The problem >> Collect all lines containing the word "matplotlib" from the data.

───

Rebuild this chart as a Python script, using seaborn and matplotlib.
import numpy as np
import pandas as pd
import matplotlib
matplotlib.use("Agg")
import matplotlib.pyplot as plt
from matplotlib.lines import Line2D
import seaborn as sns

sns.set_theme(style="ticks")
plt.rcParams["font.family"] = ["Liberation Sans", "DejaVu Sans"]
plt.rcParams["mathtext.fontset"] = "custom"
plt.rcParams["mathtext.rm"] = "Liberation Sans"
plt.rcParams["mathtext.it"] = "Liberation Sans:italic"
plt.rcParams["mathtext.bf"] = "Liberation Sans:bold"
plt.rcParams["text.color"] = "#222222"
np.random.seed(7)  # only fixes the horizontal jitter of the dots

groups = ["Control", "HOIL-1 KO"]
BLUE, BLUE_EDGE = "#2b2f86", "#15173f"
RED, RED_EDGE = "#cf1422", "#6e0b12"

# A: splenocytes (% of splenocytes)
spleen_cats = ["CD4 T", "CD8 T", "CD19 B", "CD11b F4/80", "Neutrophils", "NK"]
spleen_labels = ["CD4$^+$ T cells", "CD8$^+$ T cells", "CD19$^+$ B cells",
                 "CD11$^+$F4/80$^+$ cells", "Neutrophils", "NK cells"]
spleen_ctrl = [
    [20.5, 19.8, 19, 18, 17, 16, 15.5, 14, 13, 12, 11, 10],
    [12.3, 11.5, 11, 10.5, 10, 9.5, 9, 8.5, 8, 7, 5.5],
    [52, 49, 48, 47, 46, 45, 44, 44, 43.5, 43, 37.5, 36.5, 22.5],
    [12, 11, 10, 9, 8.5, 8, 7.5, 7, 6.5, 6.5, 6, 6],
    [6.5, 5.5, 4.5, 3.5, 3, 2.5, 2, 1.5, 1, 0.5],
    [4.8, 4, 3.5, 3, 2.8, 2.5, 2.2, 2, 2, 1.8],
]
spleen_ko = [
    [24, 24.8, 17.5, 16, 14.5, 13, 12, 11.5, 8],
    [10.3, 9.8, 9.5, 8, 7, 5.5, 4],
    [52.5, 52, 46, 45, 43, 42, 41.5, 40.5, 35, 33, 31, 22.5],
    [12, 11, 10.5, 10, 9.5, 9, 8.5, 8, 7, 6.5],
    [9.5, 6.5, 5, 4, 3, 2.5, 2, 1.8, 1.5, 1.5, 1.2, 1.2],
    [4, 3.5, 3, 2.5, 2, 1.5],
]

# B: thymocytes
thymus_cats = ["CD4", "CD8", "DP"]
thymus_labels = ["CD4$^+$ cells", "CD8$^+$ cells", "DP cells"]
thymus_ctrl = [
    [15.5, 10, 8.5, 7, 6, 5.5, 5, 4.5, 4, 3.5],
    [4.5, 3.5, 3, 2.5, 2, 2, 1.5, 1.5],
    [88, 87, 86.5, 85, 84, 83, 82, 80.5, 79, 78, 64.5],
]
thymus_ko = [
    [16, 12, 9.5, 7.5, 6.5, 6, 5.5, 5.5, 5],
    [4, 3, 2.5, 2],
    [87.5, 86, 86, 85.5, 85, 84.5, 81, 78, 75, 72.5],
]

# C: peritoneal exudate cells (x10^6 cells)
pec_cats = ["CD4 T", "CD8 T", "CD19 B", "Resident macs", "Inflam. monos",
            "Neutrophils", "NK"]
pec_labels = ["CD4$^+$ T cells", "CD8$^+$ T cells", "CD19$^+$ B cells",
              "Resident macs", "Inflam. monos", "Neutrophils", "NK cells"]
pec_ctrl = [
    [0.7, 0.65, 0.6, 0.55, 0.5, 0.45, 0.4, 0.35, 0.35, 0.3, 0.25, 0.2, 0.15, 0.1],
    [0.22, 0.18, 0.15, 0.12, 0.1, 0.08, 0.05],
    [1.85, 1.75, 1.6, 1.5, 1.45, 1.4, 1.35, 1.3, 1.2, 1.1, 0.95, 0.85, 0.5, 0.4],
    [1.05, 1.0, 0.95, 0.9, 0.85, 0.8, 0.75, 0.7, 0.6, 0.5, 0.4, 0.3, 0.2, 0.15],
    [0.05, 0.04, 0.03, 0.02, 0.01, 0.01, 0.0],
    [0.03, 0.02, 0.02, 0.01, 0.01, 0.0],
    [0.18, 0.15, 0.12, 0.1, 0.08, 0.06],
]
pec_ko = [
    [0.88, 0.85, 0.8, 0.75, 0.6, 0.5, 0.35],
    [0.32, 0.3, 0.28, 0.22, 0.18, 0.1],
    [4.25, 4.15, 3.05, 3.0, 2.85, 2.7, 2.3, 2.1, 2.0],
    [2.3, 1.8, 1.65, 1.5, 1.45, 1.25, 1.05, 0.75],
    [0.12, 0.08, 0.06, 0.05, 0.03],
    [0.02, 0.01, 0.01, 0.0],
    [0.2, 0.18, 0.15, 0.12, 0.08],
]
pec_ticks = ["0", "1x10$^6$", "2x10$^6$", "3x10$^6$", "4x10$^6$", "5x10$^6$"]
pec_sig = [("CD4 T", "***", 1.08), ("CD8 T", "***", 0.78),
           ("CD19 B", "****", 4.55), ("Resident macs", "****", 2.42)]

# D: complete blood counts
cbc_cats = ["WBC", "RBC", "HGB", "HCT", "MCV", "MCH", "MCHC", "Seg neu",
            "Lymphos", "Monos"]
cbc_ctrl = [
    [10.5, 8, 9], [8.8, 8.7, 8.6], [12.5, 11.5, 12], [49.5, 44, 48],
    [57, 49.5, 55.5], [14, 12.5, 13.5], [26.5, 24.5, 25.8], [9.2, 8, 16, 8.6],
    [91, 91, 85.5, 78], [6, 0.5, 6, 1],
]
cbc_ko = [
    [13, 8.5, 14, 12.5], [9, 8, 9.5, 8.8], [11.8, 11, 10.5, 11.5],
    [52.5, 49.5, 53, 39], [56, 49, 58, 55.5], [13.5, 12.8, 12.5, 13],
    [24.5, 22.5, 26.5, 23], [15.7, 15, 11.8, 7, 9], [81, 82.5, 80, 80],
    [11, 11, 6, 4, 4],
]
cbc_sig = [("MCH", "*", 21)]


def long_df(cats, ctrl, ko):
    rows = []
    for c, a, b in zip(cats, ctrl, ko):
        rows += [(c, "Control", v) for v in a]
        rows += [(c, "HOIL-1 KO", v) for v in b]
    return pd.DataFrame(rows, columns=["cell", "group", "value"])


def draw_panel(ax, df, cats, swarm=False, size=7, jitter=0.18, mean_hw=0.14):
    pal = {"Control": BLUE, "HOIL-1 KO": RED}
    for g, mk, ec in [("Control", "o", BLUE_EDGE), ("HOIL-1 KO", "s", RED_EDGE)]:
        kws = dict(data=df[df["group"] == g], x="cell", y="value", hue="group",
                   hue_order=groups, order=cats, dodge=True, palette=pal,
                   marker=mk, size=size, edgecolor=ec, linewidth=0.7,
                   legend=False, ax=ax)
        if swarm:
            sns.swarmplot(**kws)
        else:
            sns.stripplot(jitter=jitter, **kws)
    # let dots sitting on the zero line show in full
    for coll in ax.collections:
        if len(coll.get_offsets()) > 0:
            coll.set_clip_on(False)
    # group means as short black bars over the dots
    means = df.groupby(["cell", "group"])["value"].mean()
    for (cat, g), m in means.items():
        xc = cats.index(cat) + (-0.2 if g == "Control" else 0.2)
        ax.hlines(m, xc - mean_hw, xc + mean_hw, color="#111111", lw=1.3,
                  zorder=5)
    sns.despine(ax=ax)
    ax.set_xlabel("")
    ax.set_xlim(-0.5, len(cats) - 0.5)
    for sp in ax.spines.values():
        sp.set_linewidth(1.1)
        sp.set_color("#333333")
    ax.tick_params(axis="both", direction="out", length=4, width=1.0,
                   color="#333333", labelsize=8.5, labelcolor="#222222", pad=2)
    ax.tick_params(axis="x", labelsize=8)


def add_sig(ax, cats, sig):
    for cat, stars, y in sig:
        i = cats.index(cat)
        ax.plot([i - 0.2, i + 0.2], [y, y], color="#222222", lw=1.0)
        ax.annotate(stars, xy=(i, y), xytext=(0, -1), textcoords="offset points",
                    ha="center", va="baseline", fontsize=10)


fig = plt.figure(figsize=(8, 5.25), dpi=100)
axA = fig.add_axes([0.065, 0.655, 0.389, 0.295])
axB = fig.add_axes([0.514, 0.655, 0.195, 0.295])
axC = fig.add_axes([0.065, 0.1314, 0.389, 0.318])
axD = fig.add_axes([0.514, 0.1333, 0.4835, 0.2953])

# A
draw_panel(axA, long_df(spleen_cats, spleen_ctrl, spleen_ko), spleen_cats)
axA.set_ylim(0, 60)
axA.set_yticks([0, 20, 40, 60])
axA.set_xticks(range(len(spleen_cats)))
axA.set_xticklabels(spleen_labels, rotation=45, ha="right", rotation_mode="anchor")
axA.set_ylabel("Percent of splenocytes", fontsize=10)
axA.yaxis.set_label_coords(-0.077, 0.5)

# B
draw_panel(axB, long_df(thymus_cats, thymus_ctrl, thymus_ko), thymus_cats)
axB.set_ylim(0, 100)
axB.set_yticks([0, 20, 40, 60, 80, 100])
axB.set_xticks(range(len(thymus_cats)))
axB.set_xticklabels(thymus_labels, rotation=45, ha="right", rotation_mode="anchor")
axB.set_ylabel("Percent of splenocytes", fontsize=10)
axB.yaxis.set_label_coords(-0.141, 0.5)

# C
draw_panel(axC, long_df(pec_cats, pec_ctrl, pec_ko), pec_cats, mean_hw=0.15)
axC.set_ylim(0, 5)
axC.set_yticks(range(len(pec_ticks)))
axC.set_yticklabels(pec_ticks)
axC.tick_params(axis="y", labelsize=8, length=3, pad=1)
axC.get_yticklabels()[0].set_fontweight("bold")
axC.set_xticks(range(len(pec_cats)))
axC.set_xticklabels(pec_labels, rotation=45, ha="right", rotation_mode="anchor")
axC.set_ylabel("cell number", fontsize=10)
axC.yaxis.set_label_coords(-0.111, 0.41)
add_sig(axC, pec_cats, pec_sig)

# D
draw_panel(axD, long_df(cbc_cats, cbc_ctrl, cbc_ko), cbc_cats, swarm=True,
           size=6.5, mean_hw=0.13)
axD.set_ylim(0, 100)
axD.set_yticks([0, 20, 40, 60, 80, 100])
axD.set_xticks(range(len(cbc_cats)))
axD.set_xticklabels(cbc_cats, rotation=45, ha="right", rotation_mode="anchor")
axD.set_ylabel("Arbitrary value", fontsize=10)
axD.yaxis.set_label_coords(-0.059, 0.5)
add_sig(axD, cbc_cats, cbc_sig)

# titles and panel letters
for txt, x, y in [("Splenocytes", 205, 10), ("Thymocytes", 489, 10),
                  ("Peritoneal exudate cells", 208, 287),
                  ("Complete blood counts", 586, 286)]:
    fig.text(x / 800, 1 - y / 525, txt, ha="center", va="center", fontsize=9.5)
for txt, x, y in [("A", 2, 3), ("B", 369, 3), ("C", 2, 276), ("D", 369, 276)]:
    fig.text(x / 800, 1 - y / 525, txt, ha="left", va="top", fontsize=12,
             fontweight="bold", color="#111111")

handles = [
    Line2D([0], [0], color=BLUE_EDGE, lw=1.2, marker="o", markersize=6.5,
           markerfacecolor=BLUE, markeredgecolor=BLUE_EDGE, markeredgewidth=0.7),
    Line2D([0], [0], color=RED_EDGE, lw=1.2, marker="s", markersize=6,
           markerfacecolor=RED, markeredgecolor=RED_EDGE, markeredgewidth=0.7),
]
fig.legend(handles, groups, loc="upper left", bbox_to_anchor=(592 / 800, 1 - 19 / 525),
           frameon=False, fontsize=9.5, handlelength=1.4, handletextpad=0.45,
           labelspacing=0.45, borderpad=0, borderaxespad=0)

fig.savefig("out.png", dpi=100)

───

Exercise response >>
Rebuild this chart as a Python script, using seaborn and matplotlib.
import matplotlib
matplotlib.use("Agg")
import matplotlib.pyplot as plt
from matplotlib.lines import Line2D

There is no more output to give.